FUN FUN FUN FUN FUN! It may seem quite the dicey lead, but if you're looking to break on into .11b, definitely give this a shot! Gear is great though it looks bad from the ground and the moves are wonderfully technical.
Roof beta...Beware!!!Drop your left foot back to the left wall onto a smaller ledge, smear your right on up as far as needed to reach the 'horn' on the top of the arete/roof junction to your left. Double up for hands on that one and just swing your legs around the arete to the left. Great moves. After that, just think lieback and give the crux a throw!
I've done both second pitch possibilities. I thought the left was the more dificult and more interesting of the two. However I also remember the fixed andchor at the top of this pitch being a couple of less than inspiring pitons.
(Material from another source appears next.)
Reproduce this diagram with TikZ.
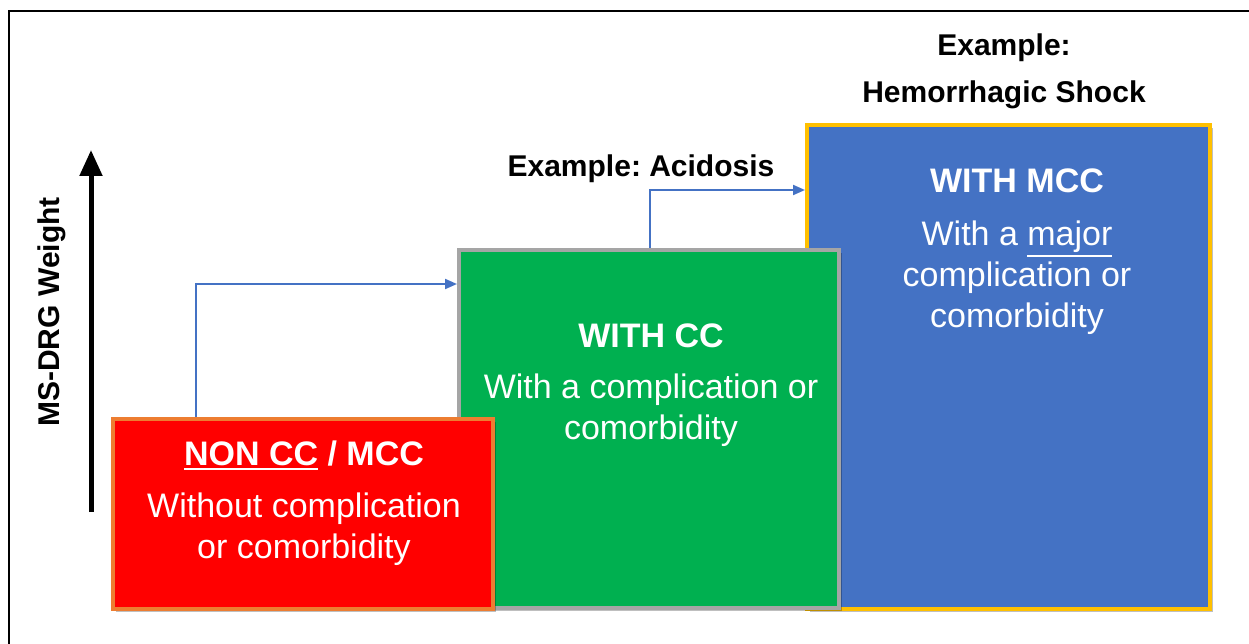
\documentclass[tikz,border=0pt]{standalone}
\usepackage{fontspec}
\setmainfont{Liberation Sans}
\usetikzlibrary{arrows.meta,shadows}
\definecolor{cred}{HTML}{FF0000}
\definecolor{corange}{HTML}{ED7D31}
\definecolor{cgreen}{HTML}{00B050}
\definecolor{cgray}{HTML}{A5A5A5}
\definecolor{cblue}{HTML}{4472C4}
\definecolor{cgold}{HTML}{FFC000}
\frenchspacing
\newcommand{\myul}[1]{\leavevmode\vtop{\hbox{#1}\kern2.5pt\hrule height 2pt}}
\tikzset{
  box/.style={rectangle, line width=4pt, inner sep=0pt,
    drop shadow={shadow xshift=3pt, shadow yshift=-3pt, opacity=0.25, fill=black}},
  ttl/.style={anchor=base, text=white, font=\fontsize{34}{41}\selectfont\bfseries, inner sep=0pt},
  body/.style={anchor=base, text=white, font=\fontsize{34}{41}\selectfont, align=center, inner sep=0pt},
  lbl/.style={anchor=base, text=black, font=\fontsize{30}{36}\selectfont\bfseries, inner sep=0pt},
  flow/.style={draw=cblue, line width=2pt, -{Triangle[length=12pt,width=10pt]}},
}
\begin{document}
\begin{tikzpicture}[x=1pt,y=-1pt]
\useasboundingbox (0,0) rectangle (1249,644);
\fill[white] (0,0) rectangle (1249,644);
\draw[line width=2pt] (8.5,11.5) rectangle (1280,680);
% boxes
\node[box, draw=cgold, fill=cblue, minimum width=403pt, minimum height=484pt] (mcc) at (1008.5,367) {};
\node[box, draw=cgray, fill=cgreen, minimum width=380pt, minimum height=358pt] (cc) at (649,429) {};
\node[box, draw=corange, fill=cred, minimum width=380pt, minimum height=190pt] (non) at (303,514) {};
% texts (body nodes: base = baseline of last line)
\node[ttl] (nont) at (304,465) {\myul{NON CC} / MCC};
\node[body] (nonb) at (304,558) {Without complication\\or comorbidity};
\node[ttl] (cct) at (651,347) {WITH CC};
\node[body] (ccb) at (651,439) {With a complication or\\comorbidity};
\node[ttl] (mcct) at (1017,193) {WITH MCC};
\node[body] (mccb) at (1017,327) {With a \myul{major}\\complication or\\comorbidity};
% example labels
\node[lbl] (ex1) at (641,177) {Example: Acidosis};
\node[lbl] (ex2a) at (1004,56) {Example:};
\node[lbl] (ex2b) at (1004,103) {Hemorrhagic Shock};
% axis
\coordinate (ab) at (91,512);
\coordinate (at) at (91,150);
\draw[line width=5pt, -{Triangle[length=26pt,width=22pt]}] (ab) -- (at);
\node[lbl, anchor=center, rotate=90] (axis) at (52,312) {MS-DRG Weight};
% flow arrows
\coordinate (s1) at (196,417);
\coordinate (s2) at (650,248);
\draw[flow] (s1) |- (cc.west |- 0,284);
\draw[flow] (s2) |- (mcc.west |- 0,190);
\end{tikzpicture}
\end{document}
Any word on the current status of that anchor?
I've looked at this for a couple of years. If you're leading anywhere near this range, don't wait too long, go do it. My impressions:* The gear is much better than it looks.* The 5.9 moves off the ground were harder than they look. BIg hands, but you tip to the right.* The climbing to the ceiling was much easier than it looks.* Exiting left at the ceiling was easy for me, about low 10. A short reach might make it much harder to get the initially jug.* The stance after the ceiling was much worse than I expected. Perhaps long arms would make the undercling comfy (calling Ken Heiser). I eventually was able to settle down a bit here.* The move starting the finger crack was very hard for me. Thin fingers or very long reach would help. William McGhee says "think layback". I thought layback but coudln't figure anything out that would work.* The rest is pumpy with some bad feet. Went too high at first before traversing left.
Took a 15 footer on this back in the mid 90's. Breathing a sigh of relief at my clean fall, I looked up and saw spaghetti rope above me. Moving at my second fastest speed ever (the fastest being falling into 34 degree water while windsurfing), I clipped a nearby pin relic at the speed of light. The rope was my (new) partner's - she told me she'd stored it in a car in Alaska for 1 year and a half. Nice.
What is the [consensus] for working a popular route like this while people are waiting a turn on it? This last Sunday a buddy and I went to run a lap on this route and a couple guys from Neptune's got on it before us. They proceded to take multiple attempts at the first thirty feet of the route. After three hours they had managed to hang their way almost up to the crux. When we mentioned that we were interested in giving it a go when they were done, they rudely replied, "we'll be done when we're gone" and "it'll be beer 30 by then". After doing other routes, we finally called it a day and they were still hanging below the crux. What is the accepted ethic for how long you should try on a popular route (on a weekend, nonetheless!) with people waiting in line before you should just get your ass off of it?
I'd say it's a "first come, first serve" situation up there Adam. There are plenty of other routes on Rincon and if those dudes want to bumble thier way up it, then you'll just have to go huck laps some other day.I'll agree that it is frustrating when it happens, but we've all paid our dues.
I've never understood why someone who has only done the first pitch of a multi-pitch route feels qualified to submit the description for the route. This seems far too common. Perhaps the entry for this route could be made complete, given that this is a popular route in a popular area of Eldo? Please read this as constructive criticism rather than bitching.